Though some of the young women were very soft-spoken and overcoming nervousness of public speaking, others spoke with boldness, confidence and humour.  Whether soft-spoken or outgoing, all spoke about the group with sincerity about their experiences and the importance of the group.

Here are some of the personal benefits of belonging to Young Immigrant Women Halifax  that they shared:

–          It has been a space for women to come in and open up their struggles

–          Have became more comfortable with public speaking

–          Attended a conference in Toronto and met new people

–          Have earned about diverse cultures

–          “ I have gained a family. we’ve built a connection with one another that is unbreakable”

Panel discussion

Zahra and Odette on the panel

Three of the most outstanding challenges brought forward that these young women face were 1) Being responsible for childcare in addition to attending high school; 2) Being responsible for translation and decision-making for parents who spoke no English and had no social systems  and 3) having to provide for the families financially. As Odette Gbeve from Togo shared, many of these girls were expected to hand over the money made from working part-time at fast food restaurants or retail jobs to support household needs.  “If your parents don’t speak English, they don’t work then you are going to take a ot of responsibility even with school attached to it. [Parents will say] ‘Oh you’re making money. You’re the only person working in this family you should support us.’”  She and the others who spoke emphasized the importance of this group in providing understanding – eg no one was judged or asked to repeat themselves if they spoke little English or had a different accent- a sense of community and support and practical tips and advice for life.

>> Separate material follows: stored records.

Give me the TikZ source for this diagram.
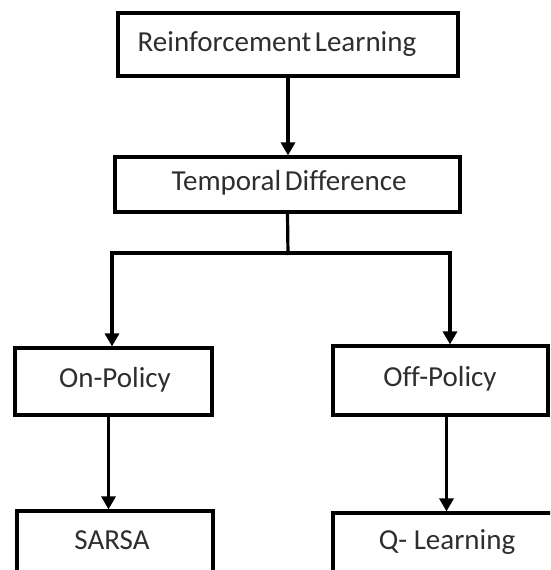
\documentclass[tikz,border=0pt]{standalone}
\usepackage{fontspec}
\setmainfont[Ligatures=NoCommon]{Carlito}
\usetikzlibrary{arrows.meta}
\begin{document}
\begin{tikzpicture}[x=1pt,y=-1pt,
  box/.style={draw=black,line width=3.2pt,minimum width=#1,inner sep=0pt},
  lbl/.style={font=\fontsize{29}{32}\selectfont,text=black!82},
  arr/.style={line width=3.2pt,-{Triangle[length=13pt,width=14pt]}},
  link/.style={line width=3.2pt}]
\useasboundingbox (0,0) rectangle (550,570);
\clip (0,0) rectangle (550,570);
% boxes
\node[box=340pt,minimum height=63pt] (rl) at (288,44.5) {};
\node[lbl] (rlt) at (277,44) {Reinforcement\hspace{-3pt} Learning};
\node[box=345pt,minimum height=55pt] (td) at (287.5,184.5) {};
\node[lbl] (tdt) at (289,183) {Temporal\hspace{-3pt} Difference};
\node[box=197pt,minimum height=67pt] (on) at (113.5,381.5) {};
\node[lbl] (ont) at (115,380) {On-Policy};
\node[box=215pt,minimum height=69pt] (off) at (440.5,380.5) {};
\node[lbl] (offt) at (440,379) {Off-Policy};
\node[box=196pt,minimum height=64pt] (sa) at (115,543) {};
\node[lbl] (sat) at (112,540) {SARSA};
\node[box=220pt,minimum height=64pt] (ql) at (443,545) {};
\node[lbl] (qlt) at (447,542) {Q- Learning};
% connectors
\coordinate (j) at (288,253);
\coordinate (jl) at (112,253);
\coordinate (jr) at (450,253);
\draw[arr] (rl.south) -- (rl.south |- td.north);
\draw[link] (td.south) -- ([yshift=-2pt]j);
\draw[link,line cap=rect] (jl) -- (jr);
\draw[arr] (jl) -- (jl |- on.north);
\draw[arr] (jr) -- (jr |- off.north);
\draw[arr] ([xshift=-5pt]on.south) -- ([xshift=-5pt]on.south |- sa.north);
\draw[arr] ([xshift=6pt]off.south) -- ([xshift=6pt]off.south |- ql.north);
\end{tikzpicture}
\end{document}
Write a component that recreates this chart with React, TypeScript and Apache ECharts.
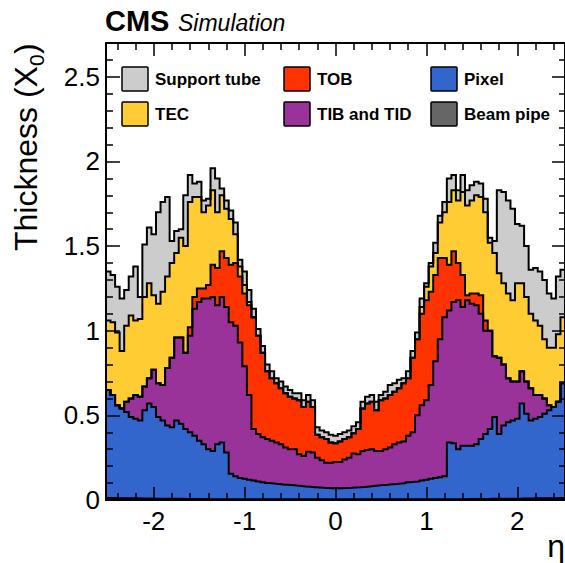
import React, { useEffect, useRef } from "react";
import * as echarts from "echarts";

// ---- axis ranges ----
const ETA_MIN = -2.525;
const ETA_MAX = 2.525;
const BIN_WIDTH = 0.05;
const Y_MAX = 2.7;

// ---- tick labels ----
const xMajorTicks = [-2, -1, 0, 1, 2];
const xMinorTicks = [-2.4, -2.2, -1.8, -1.6, -1.4, -1.2, -0.8, -0.6, -0.4, -0.2, 0.2, 0.4, 0.6, 0.8, 1.2, 1.4, 1.6, 1.8, 2.2, 2.4];
const yMajorTicks = [0, 0.5, 1, 1.5, 2, 2.5];
const yMinorTicks = [0.1, 0.2, 0.3, 0.4, 0.6, 0.7, 0.8, 0.9, 1.1, 1.2, 1.3, 1.4, 1.6, 1.7, 1.8, 1.9, 2.1, 2.2, 2.3, 2.4, 2.6];

// ---- cumulative material (X0) up to and including each layer, 101 bins of 0.05 in eta from -2.525 ----
const beamPipeTop = [
  0.012, 0.012, 0.011, 0.011, 0.010, 0.010, 0.010, 0.009, 0.009, 0.009,
  0.008, 0.008, 0.008, 0.007, 0.007, 0.007, 0.007, 0.006, 0.006, 0.006,
  0.006, 0.006, 0.005, 0.005, 0.005, 0.005, 0.005, 0.005, 0.005, 0.004,
  0.004, 0.004, 0.004, 0.004, 0.004, 0.004, 0.004, 0.004, 0.004, 0.004,
  0.004, 0.004, 0.004, 0.004, 0.004, 0.004, 0.004, 0.004, 0.004, 0.004,
  0.004, 0.004, 0.004, 0.004, 0.004, 0.004, 0.004, 0.004, 0.004, 0.004,
  0.004, 0.004, 0.004, 0.004, 0.004, 0.004, 0.004, 0.004, 0.004, 0.004,
  0.004, 0.004, 0.005, 0.005, 0.005, 0.005, 0.005, 0.005, 0.005, 0.006,
  0.006, 0.006, 0.006, 0.006, 0.007, 0.007, 0.007, 0.007, 0.008, 0.008,
  0.008, 0.009, 0.009, 0.009, 0.010, 0.010, 0.010, 0.011, 0.011, 0.012,
  0.012,
];

const pixelTop = [
  0.65, 0.62, 0.56, 0.54, 0.52, 0.49, 0.48, 0.47, 0.53, 0.57,
  0.55, 0.49, 0.47, 0.44, 0.43, 0.47, 0.45, 0.42, 0.40, 0.38,
  0.35, 0.33, 0.30, 0.29, 0.33, 0.34, 0.28, 0.155, 0.14, 0.13,
  0.125, 0.12, 0.115, 0.11, 0.105, 0.10, 0.098, 0.095, 0.092, 0.09,
  0.088, 0.085, 0.083, 0.08, 0.078, 0.076, 0.074, 0.072, 0.071, 0.07,
  0.069, 0.07, 0.071, 0.072, 0.074, 0.075, 0.077, 0.08, 0.083, 0.086,
  0.088, 0.09, 0.093, 0.095, 0.098, 0.10, 0.105, 0.108, 0.11, 0.115,
  0.12, 0.125, 0.13, 0.135, 0.14, 0.34, 0.335, 0.30, 0.32, 0.32,
  0.32, 0.33, 0.36, 0.39, 0.42, 0.49, 0.39, 0.44, 0.46, 0.47,
  0.48, 0.57, 0.51, 0.47, 0.48, 0.49, 0.51, 0.53, 0.55, 0.58,
  0.69,
];

const tibTidTop = [
  0.65, 0.62, 0.56, 0.54, 0.58, 0.60, 0.62, 0.61, 0.67, 0.72,
  0.77, 0.69, 0.68, 0.78, 0.84, 0.96, 0.96, 0.87, 0.97, 1.13,
  1.17, 1.19, 1.19, 1.20, 1.15, 1.20, 1.14, 1.05, 1.03, 0.93,
  0.79, 0.62, 0.42, 0.39, 0.37, 0.36, 0.35, 0.34, 0.33, 0.31,
  0.30, 0.30, 0.27, 0.26, 0.285, 0.28, 0.25, 0.235, 0.22, 0.22,
  0.225, 0.225, 0.24, 0.25, 0.275, 0.27, 0.29, 0.295, 0.30, 0.29,
  0.29, 0.30, 0.31, 0.33, 0.34, 0.345, 0.38, 0.40, 0.50, 0.56,
  0.59, 0.68, 0.82, 0.95, 1.08, 1.12, 1.17, 1.18, 1.14, 1.18,
  1.16, 1.15, 1.10, 1.00, 1.00, 0.85, 0.84, 0.80, 0.72, 0.70,
  0.70, 0.76, 0.70, 0.66, 0.62, 0.62, 0.60, 0.56, 0.55, 0.58,
  0.69,
];

const tobTop = [
  0.65, 0.62, 0.56, 0.54, 0.58, 0.60, 0.62, 0.61, 0.67, 0.72,
  0.77, 0.69, 0.68, 0.78, 0.84, 0.96, 0.96, 0.87, 1.02, 1.20,
  1.25, 1.25, 1.27, 1.39, 1.37, 1.47, 1.43, 1.39, 1.40, 1.32,
  1.22, 1.15, 1.08, 0.97, 0.87, 0.76, 0.72, 0.69, 0.66, 0.63,
  0.61, 0.60, 0.59, 0.55, 0.58, 0.55, 0.385, 0.37, 0.36, 0.34,
  0.335, 0.345, 0.36, 0.37, 0.395, 0.42, 0.54, 0.57, 0.58, 0.53,
  0.59, 0.60, 0.62, 0.64, 0.66, 0.69, 0.72, 0.84, 0.95, 1.10,
  1.18, 1.23, 1.33, 1.43, 1.43, 1.39, 1.47, 1.40, 1.33, 1.21,
  1.22, 1.22, 1.21, 1.06, 1.00, 0.85, 0.84, 0.80, 0.72, 0.70,
  0.70, 0.76, 0.70, 0.66, 0.62, 0.62, 0.60, 0.56, 0.55, 0.58,
  0.69,
];

const tecTop = [
  1.06, 1.05, 0.99, 0.88, 1.03, 1.09, 1.06, 1.07, 1.20, 1.28,
  1.21, 1.16, 1.23, 1.32, 1.40, 1.46, 1.55, 1.50, 1.76, 1.79,
  1.79, 1.70, 1.74, 1.83, 1.70, 1.80, 1.72, 1.66, 1.57, 1.38,
  1.27, 1.17, 1.08, 0.97, 0.87, 0.76, 0.72, 0.69, 0.66, 0.63,
  0.61, 0.60, 0.59, 0.55, 0.58, 0.55, 0.385, 0.37, 0.36, 0.34,
  0.335, 0.345, 0.36, 0.37, 0.395, 0.42, 0.54, 0.57, 0.58, 0.53,
  0.59, 0.60, 0.62, 0.64, 0.66, 0.69, 0.72, 0.84, 0.95, 1.14,
  1.26, 1.38, 1.46, 1.64, 1.70, 1.76, 1.83, 1.77, 1.82, 1.74,
  1.77, 1.80, 1.79, 1.70, 1.52, 1.46, 1.34, 1.28, 1.22, 1.18,
  1.28, 1.28, 1.20, 1.10, 1.06, 1.03, 0.95, 0.90, 0.90, 0.98,
  1.08,
];

const supportTubeTop = [
  1.35, 1.33, 1.26, 1.19, 1.24, 1.32, 1.38, 1.20, 1.51, 1.61,
  1.57, 1.70, 1.76, 1.79, 1.53, 1.59, 1.60, 1.80, 1.92, 1.87,
  1.88, 1.77, 1.78, 1.96, 1.90, 1.84, 1.77, 1.71, 1.64, 1.42,
  1.35, 1.24, 1.13, 1.01, 0.91, 0.80, 0.76, 0.72, 0.70, 0.67,
  0.65, 0.63, 0.63, 0.59, 0.62, 0.59, 0.43, 0.41, 0.40, 0.385,
  0.38, 0.39, 0.40, 0.41, 0.435, 0.46, 0.58, 0.61, 0.62, 0.58,
  0.62, 0.64, 0.68, 0.69, 0.71, 0.72, 0.76, 0.88, 0.99, 1.19,
  1.28, 1.40, 1.52, 1.68, 1.76, 1.90, 1.92, 1.83, 1.92, 1.83,
  1.86, 1.88, 1.87, 1.78, 1.55, 1.53, 1.83, 1.82, 1.77, 1.72,
  1.63, 1.62, 1.50, 1.36, 1.37, 1.35, 1.30, 1.22, 1.19, 1.32,
  1.36,
];

// ---- layers (drawn from the outermost inwards) ----
const layerNames = ["Support tube", "TEC", "TOB", "TIB and TID", "Pixel", "Beam pipe"];
const layerColors = ["#cccccc", "#ffcc33", "#ff3300", "#993399", "#3366cc", "#666666"];
const layerData = [supportTubeTop, tecTop, tobTop, tibTidTop, pixelTop, beamPipeTop];

// legend order, read row by row (3 columns x 2 rows)
const legendOrder = ["Support tube", "TOB", "Pixel", "TEC", "TIB and TID", "Beam pipe"];

const FONT = '"Liberation Sans", Arial, Helvetica, sans-serif';

function toSteps(values: number[]): [number, number][] {
  const pts: [number, number][] = values.map((v, i) => [ETA_MIN + i * BIN_WIDTH, v]);
  pts.push([ETA_MIN + values.length * BIN_WIDTH, values[values.length - 1]]);
  return pts;
}

function xAxisDef(position: string, ticks: number[], len: number, showLabel: boolean, showLine: boolean) {
  return {
    type: "value",
    position,
    min: ETA_MIN,
    max: ETA_MAX,
    z: 10,
    axisLine: { show: showLine, onZero: false, lineStyle: { color: "#000", width: 2 } },
    axisTick: { show: true, inside: true, length: len, customValues: ticks, lineStyle: { color: "#000", width: 1.5 } },
    axisLabel: showLabel
      ? { show: true, customValues: ticks, fontSize: 26, color: "#000", margin: 8, fontFamily: FONT }
      : { show: false },
    splitLine: { show: false },
  };
}

function yAxisDef(position: string, ticks: number[], len: number, showLabel: boolean, showLine: boolean) {
  return {
    type: "value",
    position,
    min: 0,
    max: Y_MAX,
    z: 10,
    axisLine: { show: showLine, onZero: false, lineStyle: { color: "#000", width: 2 } },
    axisTick: { show: true, inside: true, length: len, customValues: ticks, lineStyle: { color: "#000", width: 1.5 } },
    axisLabel: showLabel
      ? { show: true, customValues: ticks, fontSize: 26, color: "#000", margin: 6, fontFamily: FONT }
      : { show: false },
    splitLine: { show: false },
  };
}

export default function App() {
  const ref = useRef<HTMLDivElement>(null);

  useEffect(() => {
    if (!ref.current) return;
    const chart = echarts.init(ref.current, undefined, { renderer: "svg" });

    const series = layerNames.map((name, k) => ({
      type: "line",
      name,
      data: toSteps(layerData[k]),
      step: "end",
      symbol: "none",
      showSymbol: false,
      silent: true,
      color: layerColors[k],
      itemStyle: { color: layerColors[k] },
      lineStyle: { color: "#000", width: 2, join: "miter" },
      areaStyle: { color: layerColors[k], opacity: 1 },
      z: 2,
    }));

    const colX = [122, 284, 431];
    const rowY = [67, 102];
    const legendGraphics: any[] = [];
    legendOrder.forEach((name, idx) => {
      const col = idx % 3;
      const row = Math.floor(idx / 3);
      const color = layerColors[layerNames.indexOf(name)];
      legendGraphics.push({
        type: "rect",
        shape: { x: colX[col], y: rowY[row], width: 26, height: 24, r: 1 },
        style: { fill: color, stroke: "#000", lineWidth: 1.5 },
        z: 20,
      });
      legendGraphics.push({
        type: "text",
        x: colX[col] + 33,
        y: rowY[row] + 12,
        style: {
          text: name,
          fontSize: 17,
          fontWeight: "bold",
          fontFamily: FONT,
          fill: "#000",
          align: "left",
          verticalAlign: "middle",
        },
        z: 20,
      });
    });

    const graphic = [
      ...legendGraphics,
      {
        type: "text",
        x: 105,
        y: 21,
        style: { text: "CMS", fontSize: 29, fontWeight: "bold", fontFamily: FONT, fill: "#000", align: "left", verticalAlign: "middle" },
      },
      {
        type: "text",
        x: 178,
        y: 23,
        style: { text: "Simulation", fontSize: 23, fontStyle: "italic", fontFamily: FONT, fill: "#000", align: "left", verticalAlign: "middle" },
      },
      {
        type: "text",
        x: 26,
        y: 251,
        rotation: Math.PI / 2,
        style: { text: "Thickness (X", fontSize: 32, fontFamily: FONT, fill: "#000", align: "left", verticalAlign: "middle" },
      },
      {
        type: "text",
        x: 36,
        y: 66,
        rotation: Math.PI / 2,
        style: { text: "0", fontSize: 21, fontFamily: FONT, fill: "#000", align: "left", verticalAlign: "middle" },
      },
      {
        type: "text",
        x: 26,
        y: 54,
        rotation: Math.PI / 2,
        style: { text: ")", fontSize: 32, fontFamily: FONT, fill: "#000", align: "left", verticalAlign: "middle" },
      },
      {
        type: "text",
        x: 565,
        y: 546,
        style: { text: "η", fontSize: 32, fontFamily: FONT, fill: "#000", align: "right", verticalAlign: "middle" },
      },
    ];

    const option: any = {
      animation: false,
      textStyle: { fontFamily: FONT },
      grid: { left: 106, right: 0, top: 43, bottom: 63, containLabel: false, outerBoundsMode: "none" },
      xAxis: [
        xAxisDef("bottom", xMajorTicks, 13, true, true),
        xAxisDef("bottom", xMinorTicks, 7, false, false),
        xAxisDef("top", xMajorTicks, 13, false, true),
        xAxisDef("top", xMinorTicks, 7, false, false),
      ],
      yAxis: [
        yAxisDef("left", yMajorTicks, 14, true, true),
        yAxisDef("left", yMinorTicks, 7, false, false),
        yAxisDef("right", yMajorTicks, 13, false, true),
        yAxisDef("right", yMinorTicks, 6, false, false),
      ],
      series,
      graphic,
    };

    chart.setOption(option);
    return () => chart.dispose();
  }, []);

  return (
    <div
      ref={ref}
      style={{ position: "absolute", left: 0, top: 0, width: 565, height: 563, background: "#fff" }}
    />
  );
}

Some solutions to some of the challenges spoken of that the young women and community members came up with were:

  • Have buddies in school- a peer in their school around similar age to help understand cultural difference and practical navigation,
  • Make more public funding opportunities for university more accessible and public- many women expressed frustration at receiving little, none, or mis-guidance from guidance counselors in high school about what courses to take to get into specific university programs.
  • Ongoing advise from advisory committee- still trying to acquire sis “we may have the idea but we may not know how to go about it”  Odette expressed
  • Get more mentors to help with employment decisions education social and cultural adaptation

The girls also spoke of a need for more mentors. Several of those present at the meeting offered to help.   A female city counselors who said that they are looking at creating a  multicultural advisory committee for integration within city council and expressed the  importance of having a young immigrant woman representative. The project formally ends at the end of March 2015 but the young women pan to continue their work and hope to see it expand in the next year.